# Persian xu "temper, inclination", cognate with Proto-Germanic *xugiz?



## CyrusSH

According to خو - Wiktionary Persian _xu_ is from Middle Persian _xōg_, Cognates with Old English _hyġe_.

Old English hyġe "mind" is from Proto-Germanic *_xugiz_, cognate with Danish hu "inclination", Swedish håg "temper", ... English words _high_, _how_, ... are from the same origin too.

Is it correct?


----------



## berndf

CyrusSH said:


> Is it correct?


The SAOB has for the Swedish håd the following etymological information:
[fsv. hugher, hogher, själ, sinne, tanke, mod, sinnelag, motsv. ä. d. hug, d. hu, nor. hug, isl. hugr, got. hugs, fsax. hugi, mnl. hoghe, holl. heug, feng. hyge, fht. hugu, hugi, alla med bet.: håg, sinne, delvis äv.: fröjd, glädje; *av ovisst urspr.* — Jfr HOGTORN, HUGN, HUGNA, HUGNAD, HUGNELIG, HUGNESAM, HUGSA, HÅGSE(N)]​
I haven't found anything to the contrary. So, probably not.


----------



## CyrusSH

In Persian _xu_ has two synonyms: _manesh_ and _segal_.

_Manesh_ (like in the word _Haxā-maniš_ "Achaemenes") is from proto-IE * men- "1. to think, mind, 2. spiritual activity", of course in Modern Persian it has mostly the second meaning and is more related to soul than mind.

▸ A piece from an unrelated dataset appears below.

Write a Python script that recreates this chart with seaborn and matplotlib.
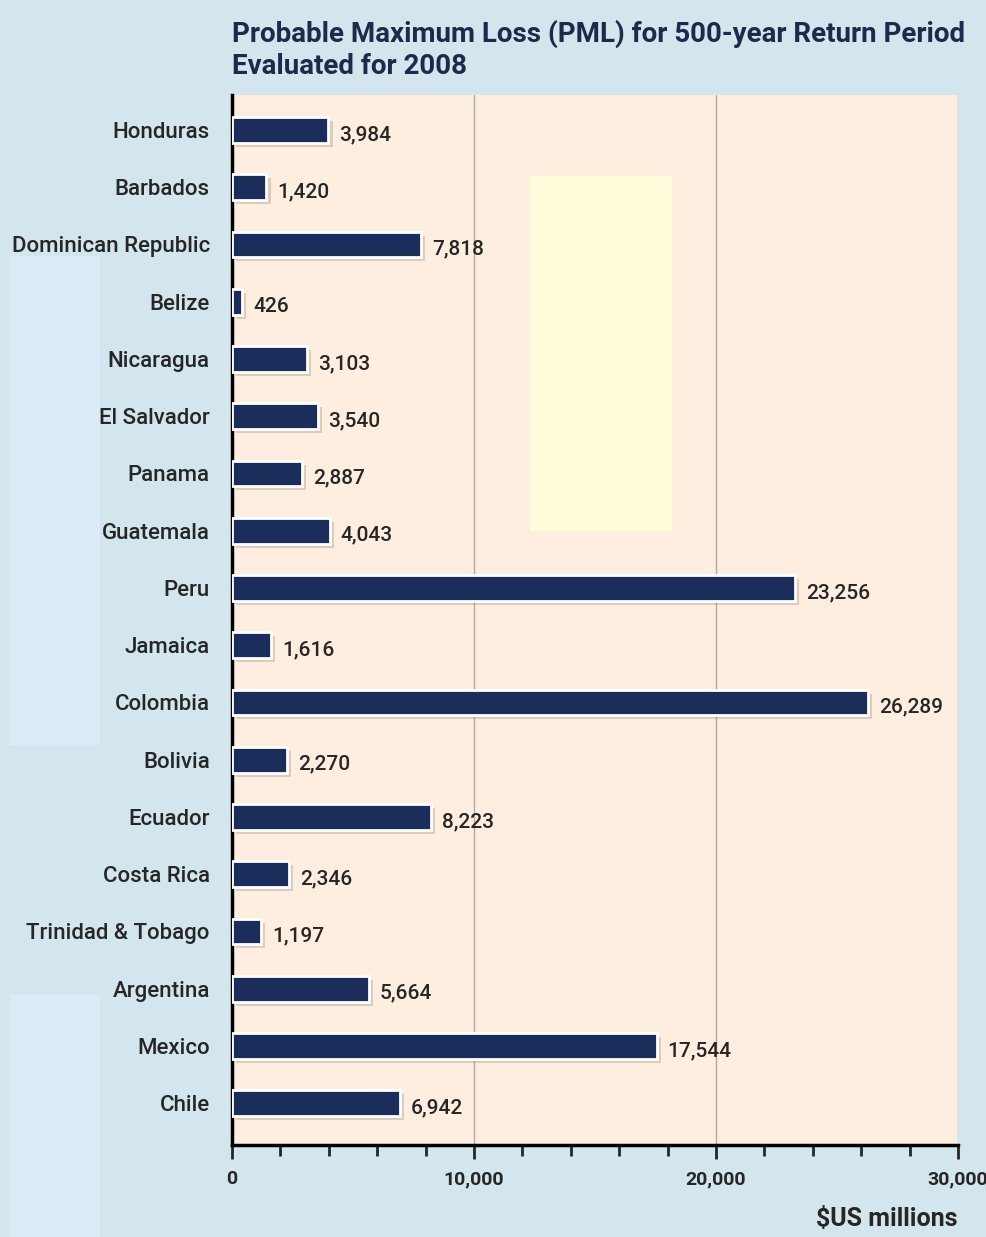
import numpy as np
import pandas as pd
import seaborn as sns
import matplotlib.pyplot as plt
import matplotlib.patheffects as pe
from matplotlib.patches import Rectangle
from matplotlib.ticker import MultipleLocator, FuncFormatter

countries = ['Honduras', 'Barbados', 'Dominican Republic', 'Belize', 'Nicaragua',
             'El Salvador', 'Panama', 'Guatemala', 'Peru', 'Jamaica', 'Colombia',
             'Bolivia', 'Ecuador', 'Costa Rica', 'Trinidad & Tobago', 'Argentina',
             'Mexico', 'Chile']
pml = [3984, 1420, 7818, 426, 3103, 3540, 2887, 4043, 23256, 1616, 26289,
       2270, 8223, 2346, 1197, 5664, 17544, 6942]

df = pd.DataFrame({'Country': countries, 'PML': pml})

sns.set_style('white')
plt.rcParams['font.family'] = ['Roboto', 'DejaVu Sans']

bg = '#d3e6ee'
panel = '#fdeee0'
navy = '#1b2d5b'
txt = '#262626'

fig = plt.figure(figsize=(9.86, 12.37), dpi=100, facecolor=bg)

# lighter strips on the left of the scan
for y0, y1 in [(256, 745), (995, 1237)]:
    fig.patches.append(Rectangle((10/986, 1 - y1/1237), 90/986, (y1 - y0)/1237,
                                 transform=fig.transFigure, facecolor='#dcebf8',
                                 edgecolor='none', zorder=-5))

ax = fig.add_axes([232/986, 1 - 1145/1237, (958-232)/986, (1145-95)/1237])
ax.set_facecolor(panel)

sns.barplot(data=df, y='Country', x='PML', color=navy, width=0.45,
            saturation=1, orient='h', ax=ax, zorder=3)

for bar in ax.patches:
    bar.set_edgecolor('white')
    bar.set_linewidth(2)
    bar.set_path_effects([pe.SimplePatchShadow(offset=(3, -3), shadow_rgbFace='#7a6a5a', alpha=0.25),
                          pe.Normal()])

# pale patch seen in the middle of the panel
ax.add_patch(Rectangle((12300, 0.8), 5900, 6.2, facecolor='#fffcdc', edgecolor='none', zorder=1))

for i, v in enumerate(pml):
    ax.text(v + 450, i + 0.08, f'{v:,}', va='center', ha='left', fontsize=15,
            fontweight='medium', color=txt, zorder=4)

ax.set_xlim(0, 30000)
ax.set_ylim(17.73, -0.61)
ax.xaxis.set_major_locator(MultipleLocator(10000))
ax.xaxis.set_minor_locator(MultipleLocator(2000))
ax.xaxis.set_major_formatter(FuncFormatter(lambda x, p: f'{int(x):,}'))
ax.grid(axis='x', which='major', color='#b0aaa4', linewidth=1, zorder=0)
ax.set_axisbelow(True)

for s in ['top', 'right']:
    ax.spines[s].set_visible(False)
for s in ['left', 'bottom']:
    ax.spines[s].set_color('black')
    ax.spines[s].set_linewidth(2.5)

ax.tick_params(axis='x', which='major', length=10, width=2, direction='out', bottom=True,
               labelsize=14, labelcolor=txt, pad=8)
ax.tick_params(axis='x', which='minor', length=8, width=2, direction='out', bottom=True)
ax.tick_params(axis='y', length=0, labelsize=16, labelcolor=txt, pad=16)
for lab in ax.get_xticklabels():
    lab.set_fontweight('bold')
for lab in ax.get_yticklabels():
    lab.set_fontweight('medium')

ax.set_ylabel('')
ax.set_xlabel('\\$US millions', fontsize=18, fontweight='bold', color=txt, loc='right', labelpad=14)

fig.text(232/986, 1 - 50/1237, 'Probable Maximum Loss (PML) for 500-year Return Period\nEvaluated for 2008',
         ha='left', va='center', fontsize=20, fontweight='bold', color='#1f2a4a', linespacing=1.25)

fig.savefig('out.png', dpi=100, facecolor=bg)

_Segal_ "thought, idea, soul, character, humor, nature" is an important word in the Persian culture, like in the words _bad-segal_ "mean, evil-minded, malevolent" and _nik-segal_ "public-spirited, benevolent, well-wisher". According to سکالیدن - Wiktionary it is cognate with with Latin _schola_ but the Latin word is itself from Ancient Greek σχολή (skholḗ). And as you read about the English word _school_: school - Wiktionary σχολή (skholḗ, “spare time, leisure", later, "conversations and the knowledge gained through them during free time; the places where these conversations took place”), from Proto-Indo-European *seǵhe-, *sǵhē- (“to hold, have, possess”). So Persian _segal_ can't be a cognate, but a loanword form Greek and I really doubt. Anyway it could be also related to Proto-Germanic saiwalō "soul" or Arabic su'al "quest", of course this site believes the Arabic word has an Indo-European origin, from proto-IE *seh₂g- "to seek out", it says Persian _sag_ "dog" has the same origin.


----------



## PersoLatin

CyrusSH said:


> According to خو - Wiktionary Persian _xu_ is from Middle Persian _xōg_, Cognates with Old English _hyġe_.


I have argued this before, the /g/ in _xōg, _like many other similar MP words, ending in strong vowel, (é, ō & â) was not pronounced and acted as a place holder/identifier.


----------



## berndf

CyrusSH said:


> In Persian _xu_ has two synonyms: _manesh_ and _segal_.


Synonyms have very little or nothing to do with cognates.


CyrusSH said:


> English words _high_, _how_, ... are from the same origin too.


Absolutely not.


----------



## CyrusSH

berndf said:


> The SAOB has for the Swedish håd the following etymological information:
> [fsv. hugher, hogher, själ, sinne, tanke, mod, sinnelag, motsv. ä. d. hug, d. hu, nor. hug, isl. hugr, got. hugs, fsax. hugi, mnl. hoghe, holl. heug, feng. hyge, fht. hugu, hugi, alla med bet.: håg, sinne, delvis äv.: fröjd, glädje; *av ovisst urspr.* — Jfr HOGTORN, HUGN, HUGNA, HUGNAD, HUGNELIG, HUGNESAM, HUGSA, HÅGSE(N)]​
> I haven't found anything to the contrary. So, probably not.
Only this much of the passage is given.